Common Mistakes to Avoid
- Saying dinosaurs died in the Great Dying is wrong because non-avian dinosaurs went extinct much later, about 66 million years ago, while the Great Dying happened about 252 million years ago.
- Blaming only one volcano is misleading because the main volcanic activity involved the enormous Siberian Traps province and its global effects on climate, oceans, and chemistry.
- Thinking extinction happened instantly is wrong because the crisis likely unfolded over thousands to hundreds of thousands of years, which is fast geologically but not a single day.
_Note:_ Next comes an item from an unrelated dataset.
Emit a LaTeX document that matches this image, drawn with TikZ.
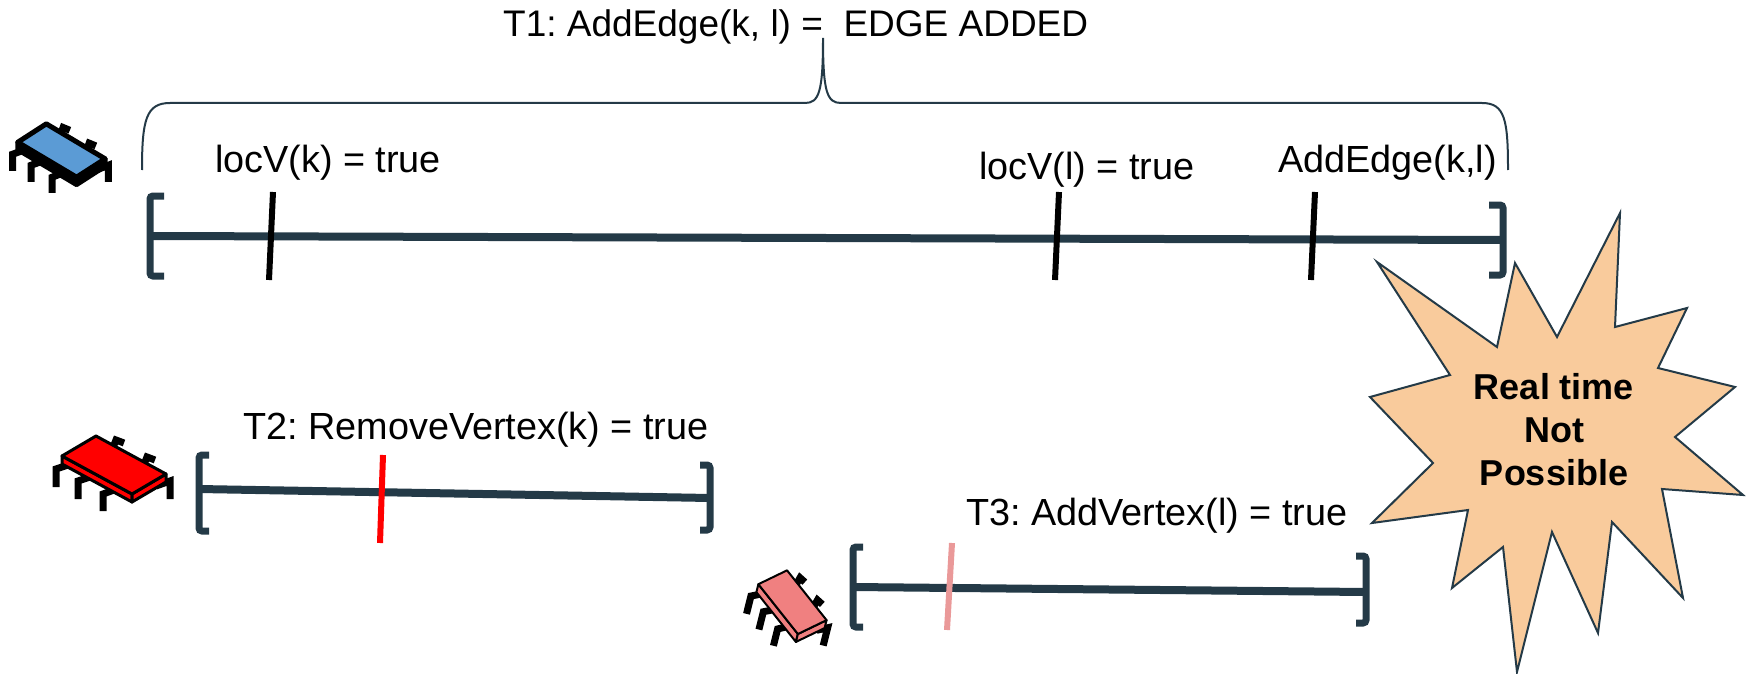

- Ignoring ocean chemistry gives an incomplete explanation because warming, acidification, and anoxia were major reasons marine ecosystems collapsed.
Practice Questions
- 1 If 95% of marine species went extinct during the Great Dying and there were 20,000 marine species before the event, how many marine species survived?
- 2 The Great Dying occurred about 252 million years ago, and the end-Cretaceous extinction occurred about 66 million years ago. How many million years separate these two extinction events?
- 3 Explain why a mass extinction that removed many dominant Permian species could make it easier for new Triassic groups, including early dinosaur relatives, to diversify.